*STATED EXERCISE*. Begin with the first line of the material and write out each line exactly, ending with the line that contains "water_noservice = [6.2, 25.7, 46.5, 58.9]". Pictures are not part of the copy.

*DATA PROVIDED*.
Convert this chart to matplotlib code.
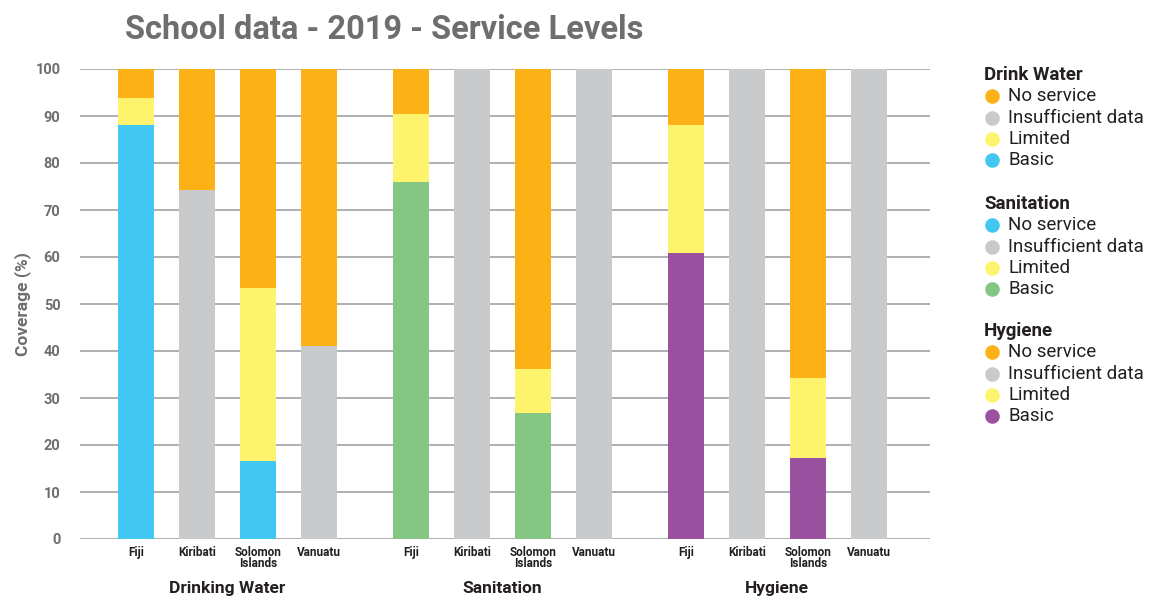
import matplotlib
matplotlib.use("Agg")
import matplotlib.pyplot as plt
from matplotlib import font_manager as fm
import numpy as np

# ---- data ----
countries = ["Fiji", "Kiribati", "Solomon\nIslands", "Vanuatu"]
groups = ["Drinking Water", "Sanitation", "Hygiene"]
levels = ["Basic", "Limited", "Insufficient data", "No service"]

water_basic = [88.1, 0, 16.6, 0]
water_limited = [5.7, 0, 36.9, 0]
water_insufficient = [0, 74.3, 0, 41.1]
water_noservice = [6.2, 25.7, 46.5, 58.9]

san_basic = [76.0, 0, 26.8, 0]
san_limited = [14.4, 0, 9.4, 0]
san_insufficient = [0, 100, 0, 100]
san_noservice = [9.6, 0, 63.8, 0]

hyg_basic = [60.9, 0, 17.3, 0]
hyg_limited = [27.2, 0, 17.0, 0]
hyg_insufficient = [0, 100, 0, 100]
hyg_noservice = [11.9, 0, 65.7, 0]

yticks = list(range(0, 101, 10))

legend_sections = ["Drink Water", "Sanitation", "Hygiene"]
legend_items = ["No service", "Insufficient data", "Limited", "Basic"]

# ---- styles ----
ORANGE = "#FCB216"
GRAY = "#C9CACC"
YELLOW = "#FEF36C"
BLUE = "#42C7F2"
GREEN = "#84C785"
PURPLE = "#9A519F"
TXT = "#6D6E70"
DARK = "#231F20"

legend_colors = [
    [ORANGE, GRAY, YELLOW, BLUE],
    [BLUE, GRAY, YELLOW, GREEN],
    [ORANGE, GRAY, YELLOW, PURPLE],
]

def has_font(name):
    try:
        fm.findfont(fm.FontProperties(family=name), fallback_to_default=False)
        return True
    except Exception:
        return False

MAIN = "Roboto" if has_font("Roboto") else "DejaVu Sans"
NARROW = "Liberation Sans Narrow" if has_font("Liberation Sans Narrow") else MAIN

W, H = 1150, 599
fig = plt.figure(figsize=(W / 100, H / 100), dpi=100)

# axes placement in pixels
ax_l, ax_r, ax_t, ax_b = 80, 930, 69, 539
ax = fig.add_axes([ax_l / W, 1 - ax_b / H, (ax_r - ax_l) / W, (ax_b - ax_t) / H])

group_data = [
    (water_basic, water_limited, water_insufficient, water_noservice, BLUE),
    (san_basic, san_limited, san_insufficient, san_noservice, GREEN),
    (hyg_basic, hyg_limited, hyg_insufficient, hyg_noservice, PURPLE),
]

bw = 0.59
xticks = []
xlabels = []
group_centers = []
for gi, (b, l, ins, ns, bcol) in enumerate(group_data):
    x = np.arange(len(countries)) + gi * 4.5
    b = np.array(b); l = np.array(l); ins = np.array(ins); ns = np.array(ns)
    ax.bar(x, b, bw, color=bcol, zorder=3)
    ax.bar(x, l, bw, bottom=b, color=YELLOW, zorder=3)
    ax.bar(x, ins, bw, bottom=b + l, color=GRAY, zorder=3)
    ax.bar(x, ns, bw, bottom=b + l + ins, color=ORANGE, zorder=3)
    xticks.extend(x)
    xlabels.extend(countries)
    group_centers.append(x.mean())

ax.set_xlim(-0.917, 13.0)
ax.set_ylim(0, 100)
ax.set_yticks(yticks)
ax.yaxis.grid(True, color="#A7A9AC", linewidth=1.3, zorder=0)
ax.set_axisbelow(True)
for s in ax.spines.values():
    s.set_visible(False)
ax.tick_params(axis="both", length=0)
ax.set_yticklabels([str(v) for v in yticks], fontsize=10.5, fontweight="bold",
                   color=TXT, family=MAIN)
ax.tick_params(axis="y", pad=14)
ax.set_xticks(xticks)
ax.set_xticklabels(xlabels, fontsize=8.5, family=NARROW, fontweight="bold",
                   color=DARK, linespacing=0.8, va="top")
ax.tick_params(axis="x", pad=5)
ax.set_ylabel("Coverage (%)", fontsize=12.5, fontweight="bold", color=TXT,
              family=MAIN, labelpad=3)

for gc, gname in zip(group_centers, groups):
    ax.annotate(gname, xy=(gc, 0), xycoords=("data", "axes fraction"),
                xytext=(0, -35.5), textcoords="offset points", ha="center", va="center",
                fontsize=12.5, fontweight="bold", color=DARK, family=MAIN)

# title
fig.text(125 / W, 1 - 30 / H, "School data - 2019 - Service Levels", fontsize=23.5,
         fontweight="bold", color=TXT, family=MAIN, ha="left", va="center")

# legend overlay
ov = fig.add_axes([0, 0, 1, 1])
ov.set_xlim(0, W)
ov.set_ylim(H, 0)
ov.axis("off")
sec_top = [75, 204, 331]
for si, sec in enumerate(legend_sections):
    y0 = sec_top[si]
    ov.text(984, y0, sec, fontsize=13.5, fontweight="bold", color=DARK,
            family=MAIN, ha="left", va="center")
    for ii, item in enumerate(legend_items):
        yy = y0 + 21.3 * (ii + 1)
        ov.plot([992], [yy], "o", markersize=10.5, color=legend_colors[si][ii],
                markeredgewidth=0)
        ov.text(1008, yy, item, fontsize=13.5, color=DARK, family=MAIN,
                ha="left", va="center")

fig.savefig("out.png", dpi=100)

*CORRECT OUTPUT*.
Convert this chart to matplotlib code.
import matplotlib
matplotlib.use("Agg")
import matplotlib.pyplot as plt
from matplotlib import font_manager as fm
import numpy as np

# ---- data ----
countries = ["Fiji", "Kiribati", "Solomon\nIslands", "Vanuatu"]
groups = ["Drinking Water", "Sanitation", "Hygiene"]
levels = ["Basic", "Limited", "Insufficient data", "No service"]

water_basic = [88.1, 0, 16.6, 0]
water_limited = [5.7, 0, 36.9, 0]
water_insufficient = [0, 74.3, 0, 41.1]
water_noservice = [6.2, 25.7, 46.5, 58.9]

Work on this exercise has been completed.